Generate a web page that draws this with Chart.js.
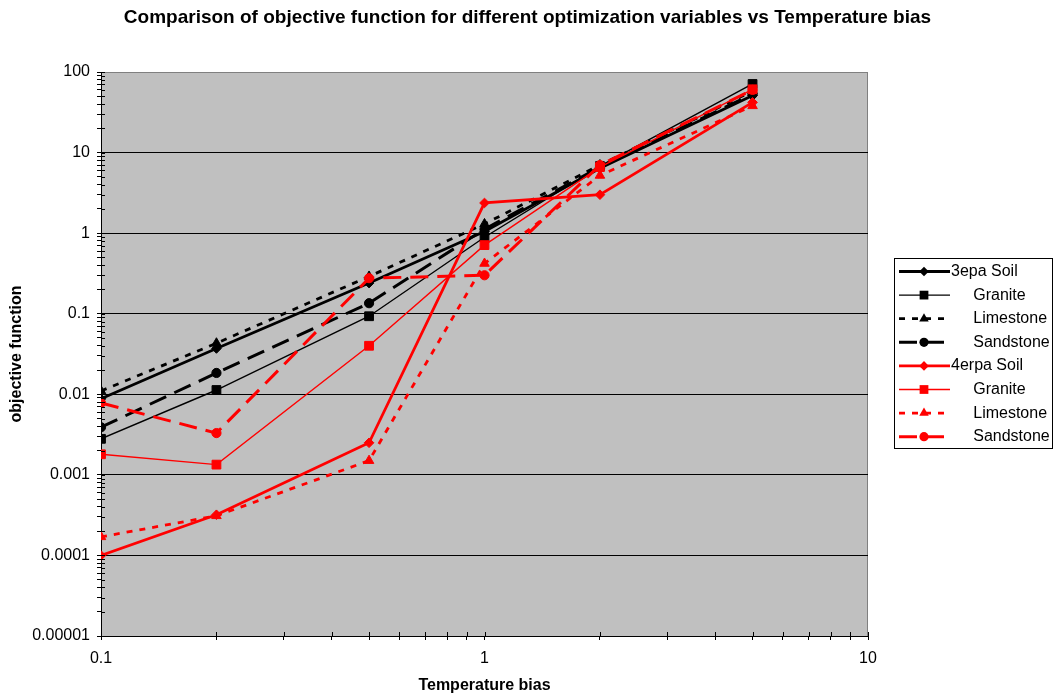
<!DOCTYPE html>
<html><head><meta charset="utf-8">
<script src="https://cdn.jsdelivr.net/npm/chart.js@4.4.1/dist/chart.umd.min.js"></script>
<style>html,body{margin:0;padding:0;background:#fff;}#wrap{width:1055px;height:698px;position:relative;}</style>
</head><body><div id="wrap"><canvas id="c" width="1055" height="698"></canvas></div>
<script>
const temperatureBias = [0.1, 0.2, 0.5, 1, 2, 5];
const seriesLabels = ['3epa Soil', '     Granite', '     Limestone', '     Sandstone',
                      '4erpa Soil', '     Granite', '     Limestone', '     Sandstone'];
const zepaSoil      = [0.0088, 0.037, 0.24, 1.05, 6.4, 51];
const zepaGranite   = [0.0028, 0.0113, 0.093, 0.89, 6.8, 71];
const zepaLimestone = [0.011, 0.043, 0.29, 1.3, 7.0, 58];
const zepaSandstone = [0.0039, 0.0184, 0.135, 1.12, 6.6, 53];
const cherpaSoil      = [0.0001, 0.00032, 0.0025, 2.37, 3.0, 42];
const cherpaGranite   = [0.0018, 0.00134, 0.040, 0.71, 6.6, 61];
const cherpaLimestone = [0.00017, 0.00031, 0.0015, 0.42, 5.2, 38];
const cherpaSandstone = [0.0078, 0.0033, 0.276, 0.30, 7.0, 60];
const yTickLabels = ['0.00001', '0.0001', '0.001', '0.01', '0.1', '1', '10', '100'];
const xTickLabels = ['0.1', '1', '10'];

const FONT = "Arial, 'Liberation Sans', sans-serif";
const seriesValues = [zepaSoil, zepaGranite, zepaLimestone, zepaSandstone,
                      cherpaSoil, cherpaGranite, cherpaLimestone, cherpaSandstone];
const styleFor = (i) => {
  const color = i < 4 ? '#000000' : '#FF0000';
  const k = i % 4;
  const base = [
    {borderWidth: 2.8, borderDash: [], pointStyle: 'rectRot', pointRadius: 4.8},
    {borderWidth: 1.4, borderDash: [], pointStyle: 'rect', pointRadius: 6.2},
    {borderWidth: 2.8, borderDash: [6, 7], pointStyle: 'triangle', pointRadius: 5.5},
    {borderWidth: 3, borderDash: [18, 9], pointStyle: 'circle', pointRadius: 4.6}
  ][k];
  return Object.assign({borderColor: color, backgroundColor: color,
    pointBackgroundColor: color, pointBorderColor: color, pointBorderWidth: 1}, base);
};

const datasets = seriesValues.map((vals, i) => Object.assign({
  label: seriesLabels[i],
  data: temperatureBias.map((x, j) => ({x: x, y: vals[j]})),
  fill: false, tension: 0, order: 8 - i
}, styleFor(i)));

const isDecade = v => Math.abs(Math.log10(v) - Math.round(Math.log10(v))) < 1e-9;
const logTicks = (minExp, maxExp) => {
  const out = [];
  for (let e = minExp; e < maxExp; e++) {
    for (let m = 1; m < 10; m++) out.push({value: m * Math.pow(10, e)});
  }
  out.push({value: Math.pow(10, maxExp)});
  return out;
};
const fmt = v => {
  const e = Math.round(Math.log10(v));
  return e >= 0 ? String(Math.pow(10, e)) : '0.' + '0'.repeat(-e - 1) + '1';
};

function drawMarker(ctx, style, r, x, y) {
  ctx.beginPath();
  if (style === 'rect') {
    const s = Math.SQRT1_2 * r;
    ctx.rect(x - s, y - s, 2 * s, 2 * s);
  } else if (style === 'rectRot') {
    ctx.moveTo(x, y - r); ctx.lineTo(x + r, y); ctx.lineTo(x, y + r); ctx.lineTo(x - r, y); ctx.closePath();
  } else if (style === 'triangle') {
    ctx.moveTo(x, y - r);
    ctx.lineTo(x + Math.cos(Math.PI / 6) * r, y + r / 2);
    ctx.lineTo(x - Math.cos(Math.PI / 6) * r, y + r / 2);
    ctx.closePath();
  } else {
    ctx.arc(x, y, r, 0, Math.PI * 2);
  }
  ctx.fill();
}

const framePlugin = {
  id: 'frame',
  beforeDraw(chart) {
    const {ctx, chartArea: a} = chart;
    ctx.save();
    ctx.fillStyle = '#C0C0C0';
    ctx.fillRect(a.left, a.top, a.right - a.left, a.bottom - a.top);
    ctx.strokeStyle = '#808080';
    ctx.lineWidth = 1;
    ctx.strokeRect(a.left + 0.5, a.top + 0.5, a.right - a.left - 1, a.bottom - a.top);
    ctx.restore();
  },
  afterDraw(chart) {
    const {ctx, chartArea: a, scales} = chart;
    ctx.save();
    ctx.strokeStyle = '#000'; ctx.lineWidth = 1;
    ctx.beginPath();
    scales.y.ticks.forEach(t => {
      const py = Math.round(scales.y.getPixelForValue(t.value)) + 0.5;
      ctx.moveTo(a.left, py); ctx.lineTo(a.left + 4, py);
    });
    scales.x.ticks.forEach(t => {
      const px = Math.round(scales.x.getPixelForValue(t.value)) + 0.5;
      ctx.moveTo(px, a.bottom); ctx.lineTo(px, a.bottom - 4);
    });
    ctx.stroke();
    // legend
    const lx = 894, ly = 258, lw = 158, lh = 190;
    ctx.fillStyle = '#FFFFFF';
    ctx.fillRect(lx, ly, lw, lh);
    ctx.strokeStyle = '#000'; ctx.lineWidth = 1;
    ctx.strokeRect(lx + 0.5, ly + 0.5, lw, lh);
    chart.data.datasets.forEach((ds, i) => {
      const y = ly + 13.5 + i * 23.6;
      ctx.strokeStyle = ds.borderColor;
      ctx.lineWidth = ds.borderWidth;
      ctx.setLineDash(ds.borderDash);
      ctx.lineDashOffset = 0;
      ctx.beginPath(); ctx.moveTo(lx + 5, y); ctx.lineTo(lx + 56, y); ctx.stroke();
      ctx.setLineDash([]);
      ctx.fillStyle = ds.pointBackgroundColor;
      drawMarker(ctx, ds.pointStyle, ds.pointRadius, lx + 30, y);
      ctx.fillStyle = '#000';
      ctx.font = '16px ' + FONT;
      ctx.textBaseline = 'middle';
      ctx.textAlign = 'left';
      ctx.fillText(ds.label, lx + 57, y);
    });
    ctx.restore();
  }
};

new Chart(document.getElementById('c'), {
  type: 'line',
  data: {datasets},
  plugins: [framePlugin],
  options: {
    responsive: false,
    animation: false,
    devicePixelRatio: 1,
    layout: {padding: {left: 0, right: 0, top: 0, bottom: 0}},
    plugins: {
      legend: {display: false},
      tooltip: {enabled: false},
      title: {
        display: true,
        text: 'Comparison of objective function for different optimization variables vs Temperature bias',
        color: '#000',
        font: {family: FONT, size: 19, weight: 'bold', lineHeight: 1.2},
        padding: {top: 6, bottom: 43.2}
      }
    },
    scales: {
      x: {
        type: 'logarithmic', min: 0.1, max: 10, position: 'bottom',
        afterBuildTicks: s => { s.ticks = logTicks(-1, 1); },
        afterFit: s => { s.height = 62; },
        ticks: {
          autoSkip: false, maxRotation: 0, color: '#000', padding: 9,
          font: {family: FONT, size: 16},
          callback: v => (isDecade(v) && xTickLabels.includes(fmt(v))) ? fmt(v) : ''
        },
        grid: {drawOnChartArea: false, tickLength: 4, tickColor: '#000', color: '#000'},
        border: {color: '#000', width: 1},
        title: {display: true, text: 'Temperature bias', color: '#000',
          font: {family: FONT, size: 16, weight: 'bold'}, padding: {top: 0, bottom: 3}}
      },
      y: {
        type: 'logarithmic', min: 1e-5, max: 100, position: 'left',
        afterBuildTicks: s => { s.ticks = logTicks(-5, 2); },
        afterFit: s => { s.width = 101; },
        ticks: {
          autoSkip: false, color: '#000', padding: 7,
          font: {family: FONT, size: 16},
          callback: v => (isDecade(v) && yTickLabels.includes(fmt(v))) ? fmt(v) : ''
        },
        grid: {
          tickLength: 4,
          color: ctx => (ctx.tick && isDecade(ctx.tick.value) && ctx.tick.value > 1e-5 && ctx.tick.value < 100) ? '#000' : 'rgba(0,0,0,0)',
          tickColor: '#000'
        },
        border: {color: '#000', width: 1},
        title: {display: true, text: 'objective function', color: '#000',
          font: {family: FONT, size: 16, weight: 'bold'}, padding: {top: 7, bottom: 0}}
      },
      yRight: {
        type: 'linear', position: 'right', display: true,
        ticks: {display: false}, grid: {display: false}, border: {display: false},
        afterFit: s => { s.width = 187; }
      }
    }
  }
});
</script>
</body></html>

> **DO THIS**: Copy exactly the lines running from the beginning of the listing through the line that has "const xTickLabels = ['0.1', '1', '10'];". Drop the pictures.

> **TASK OUTPUT**:
Generate a web page that draws this with Chart.js.
<!DOCTYPE html>
<html><head><meta charset="utf-8">
<script src="https://cdn.jsdelivr.net/npm/chart.js@4.4.1/dist/chart.umd.min.js"></script>
<style>html,body{margin:0;padding:0;background:#fff;}#wrap{width:1055px;height:698px;position:relative;}</style>
</head><body><div id="wrap"><canvas id="c" width="1055" height="698"></canvas></div>
<script>
const temperatureBias = [0.1, 0.2, 0.5, 1, 2, 5];
const seriesLabels = ['3epa Soil', '     Granite', '     Limestone', '     Sandstone',
                      '4erpa Soil', '     Granite', '     Limestone', '     Sandstone'];
const zepaSoil      = [0.0088, 0.037, 0.24, 1.05, 6.4, 51];
const zepaGranite   = [0.0028, 0.0113, 0.093, 0.89, 6.8, 71];
const zepaLimestone = [0.011, 0.043, 0.29, 1.3, 7.0, 58];
const zepaSandstone = [0.0039, 0.0184, 0.135, 1.12, 6.6, 53];
const cherpaSoil      = [0.0001, 0.00032, 0.0025, 2.37, 3.0, 42];
const cherpaGranite   = [0.0018, 0.00134, 0.040, 0.71, 6.6, 61];
const cherpaLimestone = [0.00017, 0.00031, 0.0015, 0.42, 5.2, 38];
const cherpaSandstone = [0.0078, 0.0033, 0.276, 0.30, 7.0, 60];
const yTickLabels = ['0.00001', '0.0001', '0.001', '0.01', '0.1', '1', '10', '100'];
const xTickLabels = ['0.1', '1', '10'];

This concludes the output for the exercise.